Fake News Detection Using Machine Learning: A Comparative Study of Naive Bayes, Logistic Regression, and Linear Support Vector Machine with TF-IDF Features
by Dr. Rajinder Kumar, Er. Sukhwinder Kaur, Piyush
Published: June 18, 2026 • DOI: 10.51584/IJRIAS.2026.11060027
Abstract
The rapid growth of digital misinformation has created an urgent need for computational tools that can identify misleading news content at scale. This paper presents a comparative study of three supervised machine-learning classifiers, Multinomial Naive Bayes, Logistic Regression, and Linear Support Vector Machine (LinearSVC), for binary fake-news classification using TF-IDF text features. The experimental analysis reports values available from the single-split benchmark and dataset description.
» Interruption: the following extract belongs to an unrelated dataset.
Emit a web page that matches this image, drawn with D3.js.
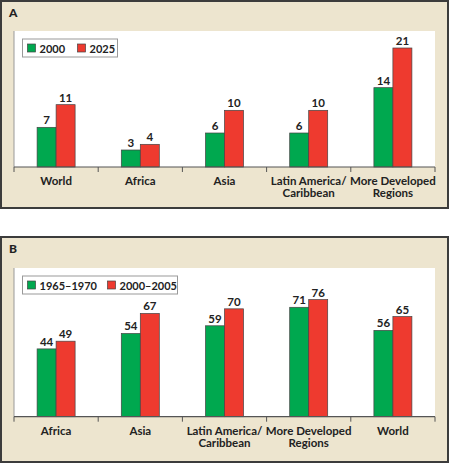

The cleaned dataset contains 44,898 articles, including 23,481 fake-news articles and 21,417 real-news articles. In the reported 80:20 split, LinearSVC achieves the strongest performance with 99.3% accuracy and approximately 0.99 precision, recall, and F1-score, followed by Logistic Regression at 98.7% accuracy and Multinomial Naive Bayes at 88.5% accuracy. Because very high accuracy on a single dataset may be influenced by dataset-specific lexical or source patterns, the paper discusses reproducibility, explainability, dataset bias, and future external validation requirements before real-world deployment.